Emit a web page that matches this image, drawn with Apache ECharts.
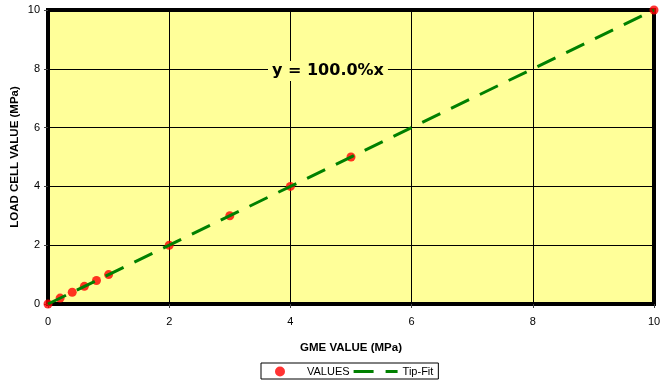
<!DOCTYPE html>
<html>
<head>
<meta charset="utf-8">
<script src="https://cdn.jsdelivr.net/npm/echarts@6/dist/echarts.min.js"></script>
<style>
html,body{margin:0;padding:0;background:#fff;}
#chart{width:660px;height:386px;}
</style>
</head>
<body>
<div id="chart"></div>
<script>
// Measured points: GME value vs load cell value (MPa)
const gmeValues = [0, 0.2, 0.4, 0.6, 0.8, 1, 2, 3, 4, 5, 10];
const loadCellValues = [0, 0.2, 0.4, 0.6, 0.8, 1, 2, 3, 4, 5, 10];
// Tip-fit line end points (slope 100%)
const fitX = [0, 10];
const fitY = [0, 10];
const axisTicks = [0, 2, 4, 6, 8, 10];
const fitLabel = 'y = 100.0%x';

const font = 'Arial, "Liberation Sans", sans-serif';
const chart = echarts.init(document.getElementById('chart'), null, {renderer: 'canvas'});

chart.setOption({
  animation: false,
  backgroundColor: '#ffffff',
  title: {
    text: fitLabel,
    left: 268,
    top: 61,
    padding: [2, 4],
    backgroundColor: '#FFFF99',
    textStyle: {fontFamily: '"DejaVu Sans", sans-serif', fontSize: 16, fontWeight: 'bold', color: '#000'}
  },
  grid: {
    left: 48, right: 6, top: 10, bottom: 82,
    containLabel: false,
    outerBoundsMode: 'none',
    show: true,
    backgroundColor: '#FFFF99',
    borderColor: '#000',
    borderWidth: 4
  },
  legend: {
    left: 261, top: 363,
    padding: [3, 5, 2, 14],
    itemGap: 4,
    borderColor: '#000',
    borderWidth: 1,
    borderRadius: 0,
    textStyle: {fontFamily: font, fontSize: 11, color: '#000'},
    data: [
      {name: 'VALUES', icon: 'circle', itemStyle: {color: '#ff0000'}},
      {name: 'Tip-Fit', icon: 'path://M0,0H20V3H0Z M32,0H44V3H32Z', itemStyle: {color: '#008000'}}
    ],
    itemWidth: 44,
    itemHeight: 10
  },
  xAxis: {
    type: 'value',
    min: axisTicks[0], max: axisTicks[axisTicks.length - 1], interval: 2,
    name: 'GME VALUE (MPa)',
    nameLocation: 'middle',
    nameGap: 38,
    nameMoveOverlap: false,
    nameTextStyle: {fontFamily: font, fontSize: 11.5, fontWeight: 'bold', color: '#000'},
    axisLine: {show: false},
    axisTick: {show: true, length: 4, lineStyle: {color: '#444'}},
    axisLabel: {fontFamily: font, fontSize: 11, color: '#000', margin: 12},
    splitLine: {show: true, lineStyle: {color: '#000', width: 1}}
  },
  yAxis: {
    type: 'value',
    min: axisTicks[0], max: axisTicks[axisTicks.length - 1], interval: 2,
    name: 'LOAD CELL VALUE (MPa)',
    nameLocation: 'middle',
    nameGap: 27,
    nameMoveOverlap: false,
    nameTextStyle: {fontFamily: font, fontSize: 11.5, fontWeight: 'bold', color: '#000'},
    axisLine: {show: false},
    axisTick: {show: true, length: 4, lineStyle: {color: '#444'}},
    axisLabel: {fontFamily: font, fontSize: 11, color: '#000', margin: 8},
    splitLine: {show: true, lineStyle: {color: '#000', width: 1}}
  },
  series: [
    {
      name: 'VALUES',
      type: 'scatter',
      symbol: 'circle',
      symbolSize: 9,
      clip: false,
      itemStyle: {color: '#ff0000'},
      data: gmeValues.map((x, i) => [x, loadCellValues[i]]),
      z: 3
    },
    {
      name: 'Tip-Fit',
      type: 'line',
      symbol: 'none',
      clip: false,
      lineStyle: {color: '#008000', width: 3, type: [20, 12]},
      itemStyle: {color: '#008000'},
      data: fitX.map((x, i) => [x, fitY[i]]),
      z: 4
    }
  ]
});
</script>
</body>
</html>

════

DIRECTIONS >> Leaving the pictures aside, transcribe the entire listing exactly.

RESULT >>
Emit a web page that matches this image, drawn with Apache ECharts.
<!DOCTYPE html>
<html>
<head>
<meta charset="utf-8">
<script src="https://cdn.jsdelivr.net/npm/echarts@6/dist/echarts.min.js"></script>
<style>
html,body{margin:0;padding:0;background:#fff;}
#chart{width:660px;height:386px;}
</style>
</head>
<body>
<div id="chart"></div>
<script>
// Measured points: GME value vs load cell value (MPa)
const gmeValues = [0, 0.2, 0.4, 0.6, 0.8, 1, 2, 3, 4, 5, 10];
const loadCellValues = [0, 0.2, 0.4, 0.6, 0.8, 1, 2, 3, 4, 5, 10];
// Tip-fit line end points (slope 100%)
const fitX = [0, 10];
const fitY = [0, 10];
const axisTicks = [0, 2, 4, 6, 8, 10];
const fitLabel = 'y = 100.0%x';

const font = 'Arial, "Liberation Sans", sans-serif';
const chart = echarts.init(document.getElementById('chart'), null, {renderer: 'canvas'});

chart.setOption({
  animation: false,
  backgroundColor: '#ffffff',
  title: {
    text: fitLabel,
    left: 268,
    top: 61,
    padding: [2, 4],
    backgroundColor: '#FFFF99',
    textStyle: {fontFamily: '"DejaVu Sans", sans-serif', fontSize: 16, fontWeight: 'bold', color: '#000'}
  },
  grid: {
    left: 48, right: 6, top: 10, bottom: 82,
    containLabel: false,
    outerBoundsMode: 'none',
    show: true,
    backgroundColor: '#FFFF99',
    borderColor: '#000',
    borderWidth: 4
  },
  legend: {
    left: 261, top: 363,
    padding: [3, 5, 2, 14],
    itemGap: 4,
    borderColor: '#000',
    borderWidth: 1,
    borderRadius: 0,
    textStyle: {fontFamily: font, fontSize: 11, color: '#000'},
    data: [
      {name: 'VALUES', icon: 'circle', itemStyle: {color: '#ff0000'}},
      {name: 'Tip-Fit', icon: 'path://M0,0H20V3H0Z M32,0H44V3H32Z', itemStyle: {color: '#008000'}}
    ],
    itemWidth: 44,
    itemHeight: 10
  },
  xAxis: {
    type: 'value',
    min: axisTicks[0], max: axisTicks[axisTicks.length - 1], interval: 2,
    name: 'GME VALUE (MPa)',
    nameLocation: 'middle',
    nameGap: 38,
    nameMoveOverlap: false,
    nameTextStyle: {fontFamily: font, fontSize: 11.5, fontWeight: 'bold', color: '#000'},
    axisLine: {show: false},
    axisTick: {show: true, length: 4, lineStyle: {color: '#444'}},
    axisLabel: {fontFamily: font, fontSize: 11, color: '#000', margin: 12},
    splitLine: {show: true, lineStyle: {color: '#000', width: 1}}
  },
  yAxis: {
    type: 'value',
    min: axisTicks[0], max: axisTicks[axisTicks.length - 1], interval: 2,
    name: 'LOAD CELL VALUE (MPa)',
    nameLocation: 'middle',
    nameGap: 27,
    nameMoveOverlap: false,
    nameTextStyle: {fontFamily: font, fontSize: 11.5, fontWeight: 'bold', color: '#000'},
    axisLine: {show: false},
    axisTick: {show: true, length: 4, lineStyle: {color: '#444'}},
    axisLabel: {fontFamily: font, fontSize: 11, color: '#000', margin: 8},
    splitLine: {show: true, lineStyle: {color: '#000', width: 1}}
  },
  series: [
    {
      name: 'VALUES',
      type: 'scatter',
      symbol: 'circle',
      symbolSize: 9,
      clip: false,
      itemStyle: {color: '#ff0000'},
      data: gmeValues.map((x, i) => [x, loadCellValues[i]]),
      z: 3
    },
    {
      name: 'Tip-Fit',
      type: 'line',
      symbol: 'none',
      clip: false,
      lineStyle: {color: '#008000', width: 3, type: [20, 12]},
      itemStyle: {color: '#008000'},
      data: fitX.map((x, i) => [x, fitY[i]]),
      z: 4
    }
  ]
});
</script>
</body>
</html>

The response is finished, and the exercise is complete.